Mount Jobe adopted 1 September 1925, as labelled on BC-Alberta boundary sheet 37, 1923.

Source: BC place name cards, or correspondence to/from BC's Chief Geographer or BC Geographical Names Office

"Jobe Peak (not Cute), near head of Morkill River..." identified in the 1930 BC Gazetteer; no explanation for the discrepancy in feature type or the variant name.

Source: BC place name cards, or correspondence to/from BC's Chief Geographer or BC Geographical Names Office

Named by boundary surveyors, after Mary Lee Jobe (now Mrs.
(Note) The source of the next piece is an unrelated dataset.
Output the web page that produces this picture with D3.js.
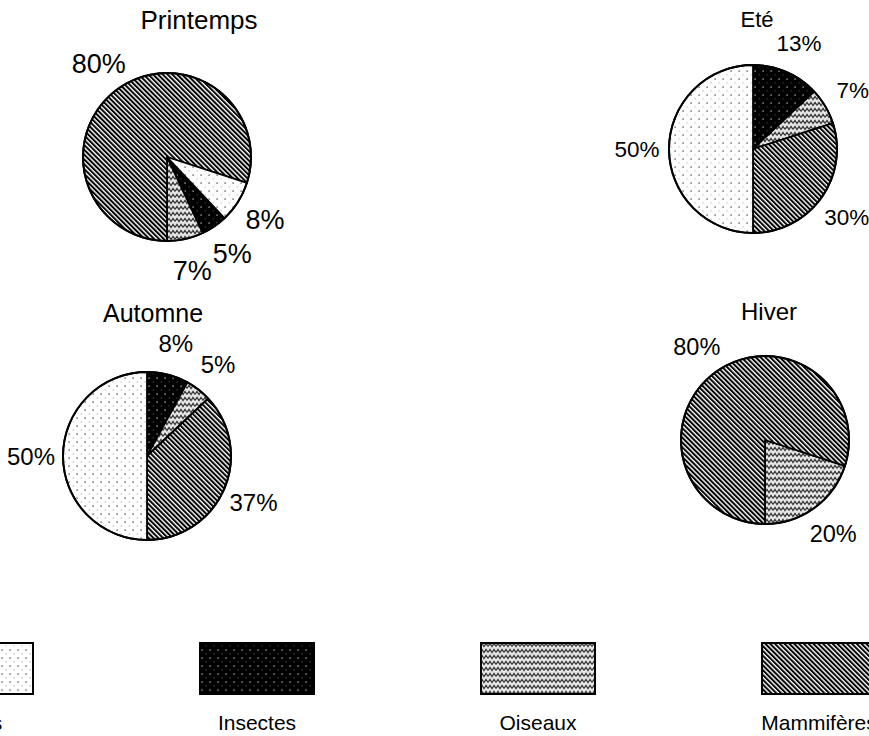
<!DOCTYPE html>
<html>
<head>
<meta charset="utf-8">
<script src="https://cdn.jsdelivr.net/npm/d3@7"></script>
<style>
  html, body { margin: 0; padding: 0; background: #fff; }
  svg { display: block; }
  text { font-family: "Liberation Sans", Arial, sans-serif; fill: #000; }
</style>
</head>
<body>
<svg id="chart" width="869" height="736"></svg>
<script>
// Diet composition by season (percent of items)
const categories = ["Fruits", "Insectes", "Oiseaux", "Mammifères"];
const seasons = ["Printemps", "Eté", "Automne", "Hiver"];
const printemps = [8, 5, 7, 80];
const ete = [50, 13, 7, 30];
const automne = [50, 8, 5, 37];
const hiver = [0, 0, 20, 80];

// Slices run clockwise in this order
const sliceOrder = ["Insectes", "Oiseaux", "Mammifères", "Fruits"];

const W = 869, H = 736;
const R = 84, LABEL_R = 116;

const panels = [
  { title: seasons[0], values: printemps, cx: 167, cy: 157, start: 136.8, titleDx: 32, titleY: 29, titleSize: 26, labelSize: 27 },
  { title: seasons[1], values: ete,       cx: 753, cy: 149, start: 0,     titleDx: 4,  titleY: 27, titleSize: 22, labelSize: 22.5 },
  { title: seasons[2], values: automne,   cx: 147, cy: 456, start: 0,     titleDx: 6,  titleY: 322, titleSize: 25, labelSize: 24 },
  { title: seasons[3], values: hiver,     cx: 765, cy: 440, start: 108,   titleDx: 4,  titleY: 320, titleSize: 24, labelSize: 23.5 }
];

const svg = d3.select("#chart");
svg.append("rect").attr("width", W).attr("height", H).attr("fill", "#fff");

// Fill patterns
const defs = svg.append("defs");

const pFruits = defs.append("pattern").attr("id", "pat-Fruits")
  .attr("patternUnits", "userSpaceOnUse").attr("width", 8).attr("height", 8);
pFruits.append("rect").attr("width", 8).attr("height", 8).attr("fill", "#fff");
pFruits.append("rect").attr("x", 1.5).attr("y", 1.5).attr("width", 1.2).attr("height", 1.2).attr("fill", "#222");
pFruits.append("rect").attr("x", 5.5).attr("y", 5.5).attr("width", 1.2).attr("height", 0.8).attr("fill", "#999");

const pIns = defs.append("pattern").attr("id", "pat-Insectes")
  .attr("patternUnits", "userSpaceOnUse").attr("width", 8).attr("height", 8);
pIns.append("rect").attr("width", 8).attr("height", 8).attr("fill", "#000");
pIns.append("rect").attr("x", 1.5).attr("y", 1.5).attr("width", 1.2).attr("height", 1.2).attr("fill", "#ddd");
pIns.append("rect").attr("x", 5.5).attr("y", 5.5).attr("width", 1.2).attr("height", 0.8).attr("fill", "#666");

const pOis = defs.append("pattern").attr("id", "pat-Oiseaux")
  .attr("patternUnits", "userSpaceOnUse").attr("width", 8).attr("height", 6);
pOis.append("rect").attr("width", 8).attr("height", 6).attr("fill", "#e6e6e6");
pOis.append("path").attr("d", "M0,4.5 L2,1.5 L4,4.5 L6,1.5 L8,4.5")
  .attr("fill", "none").attr("stroke", "#3a3a3a").attr("stroke-width", 1.3);

const pMam = defs.append("pattern").attr("id", "pat-Mammifères")
  .attr("patternUnits", "userSpaceOnUse").attr("width", 3.4).attr("height", 10)
  .attr("patternTransform", "rotate(-45)");
pMam.append("rect").attr("width", 3.4).attr("height", 10).attr("fill", "#fff");
pMam.append("rect").attr("width", 2.0).attr("height", 10).attr("fill", "#000");

const fill = d => `url(#pat-${d})`;

// Pies
const arc = d3.arc().innerRadius(0).outerRadius(R);
const labelArc = d3.arc().innerRadius(LABEL_R).outerRadius(LABEL_R);

panels.forEach(p => {
  const rows = sliceOrder.map(c => ({ cat: c, value: p.values[categories.indexOf(c)] }))
    .filter(r => r.value > 0);
  const start = p.start * Math.PI / 180;
  const pie = d3.pie().sort(null).value(r => r.value)
    .startAngle(start).endAngle(start + 2 * Math.PI);
  const arcs = pie(rows);

  const g = svg.append("g").attr("transform", `translate(${p.cx},${p.cy})`);

  g.selectAll("path.slice").data(arcs).join("path")
    .attr("class", "slice")
    .attr("d", arc)
    .attr("fill", d => fill(d.data.cat))
    .attr("stroke", "#000")
    .attr("stroke-width", 1.8)
    .attr("stroke-linejoin", "round");

  g.append("circle").attr("r", R).attr("fill", "none")
    .attr("stroke", "#000").attr("stroke-width", 2);

  g.selectAll("text.pct").data(arcs).join("text")
    .attr("class", "pct")
    .attr("transform", d => `translate(${labelArc.centroid(d)})`)
    .attr("text-anchor", "middle")
    .attr("dy", "0.36em")
    .style("font-size", p.labelSize + "px")
    .text(d => d.data.value + "%");

  svg.append("text")
    .attr("x", p.cx + p.titleDx).attr("y", p.titleY)
    .attr("text-anchor", "middle")
    .style("font-size", p.titleSize + "px")
    .text(p.title);
});

// Legend
const lx = d3.scalePoint().domain(categories).range([-24, 819]);
const BOX_W = 114, BOX_H = 51, BOX_Y = 643;
const leg = svg.append("g");
leg.selectAll("rect").data(categories).join("rect")
  .attr("x", d => lx(d) - BOX_W / 2).attr("y", BOX_Y)
  .attr("width", BOX_W).attr("height", BOX_H)
  .attr("fill", d => fill(d))
  .attr("stroke", "#000").attr("stroke-width", 2);
leg.selectAll("text").data(categories).join("text")
  .attr("x", d => lx(d)).attr("y", 730)
  .attr("text-anchor", "middle")
  .style("font-size", "21px")
  .text(d => d);
</script>
</body>
</html>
Carl Akeley). Her family name is pronounced "job". In August 1914, Miss Jobe and her guide Donald "Curly" Phillips, explored this portion of the Continental Divide. The so-called Jobe-Phillips map and her account of their explorations was published in the American Geographical Society Journal, vol XLVII, No 7, 1915 - the only detailed map & description of the area until boundary surveyors visited the area in 1922. See also "My Quest in the Canadian Rockies" by Mary Jobe, published in Harper's Magazine, 1915. The death of Mary Jobe Akeley is mentioned in Canadian Alpine Journal vol 50, 1967, although the exact date of her death is not cited). Akrigg identifies her husband, Carl Akeley, as an African explorer of note.